There was no evidence that the Residence, after undergoing modifications and without Shirley and Monette, was not an appropriate and safe residence for the conservatee.

The senior living facility provided the opportunity to participate in activities and eat meals with other residents. The Residence provided more flexibility in terms of outings, activities, and visitors, although there might be less socialization. Remaining at the senior living facility would presumably avoid any distress that might be caused by a change in location. But the conservatee's apparent ability to remember the Residence could make the transition less difficult.

The biggest factor influencing the trial court was the attention that could be provided to the conservatee by a one-on-one caregiver in the Residence. As the court noted, even the best facilities have a single staff member responsible for multiple residents, making it more difficult to respond immediately to any patient's needs.

Finally, the trial court found that the conservatee possesses sufficient resources to be able to afford in home care for the next five to six years. That finding was amply supported by the testimony regarding the cost of in-home care, and the value of the conservatee's assets.

In short, the trial court properly exercised its discretion in determining that the least restrictive, most appropriate placement for the conservatee would be in her former home at the Residence, as appropriately modified.

DISPOSITION

The order is affirmed. Respondents to recover costs on appeal.

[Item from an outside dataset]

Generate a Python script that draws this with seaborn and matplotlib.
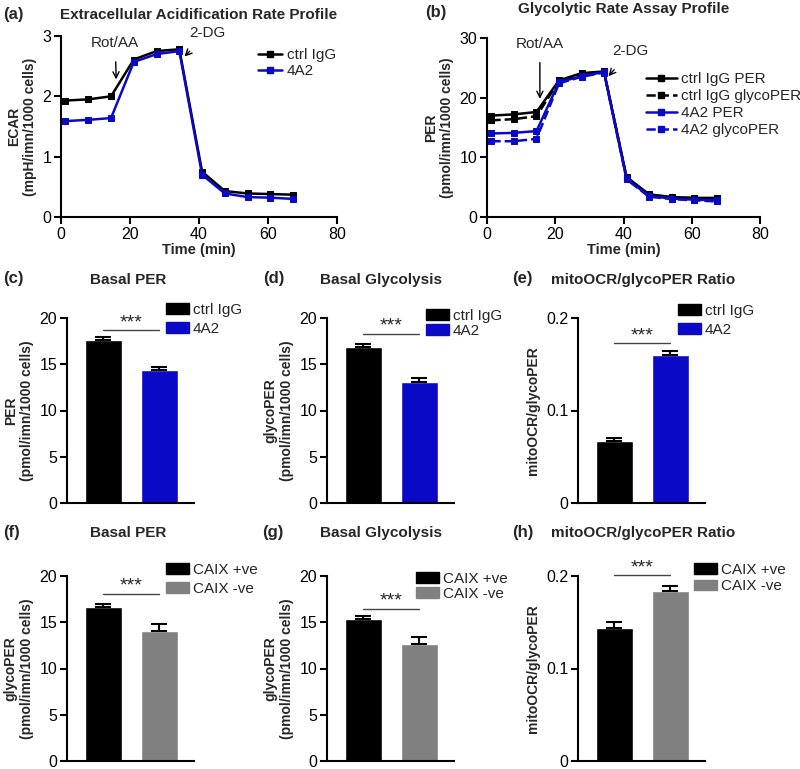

IKOLA, J. and THOMPSON, J., concurs.

FootNotes


1. To avoid confusion, we will refer to the members of the family by their first names; we intend no disrespect.
2. The trial court relied on and quoted the trust language in the statement of decision. The trust document is not in the appellate record. No one challenges the trial court's ruling on this basis.
3. "All parties agree that Sally Cicerone, as conservator and no other party, shall fix [the conservatee]'s residence pursuant to order of the court. [The conservatee] shall not be moved from her current placement without prior court approval. Prior to the court's fixing of [the conservatee's] residence, a hearing will be held to determine how the matter will be decided. The parties, the conservator, the guardian ad litem and all counsel shall be afforded the opportunity to offer argument concerning how the court will arrive at its decision whether it be by submission to the court on existing documents, a limited evidentiary hearing, oral argument or other, however, the court shall make the final determination."
4. Appellants argue that the proper standard of review is de novo because the trial court was being asked to "apply statutory language to a given factual context." The cases cited by appellants address the issue of de novo review of a trial court's determination that a party is entitled by statute to an award of attorney fees, with the amount of the fees awarded being reviewed for abuse of discretion. (See Connerly v. State Personnel Bd. (2006) 37 Cal.4th 1169, 1175; Morgan v. Imperial Irrigation Dist. (2014) 223 Cal.App.4th 892, 929.)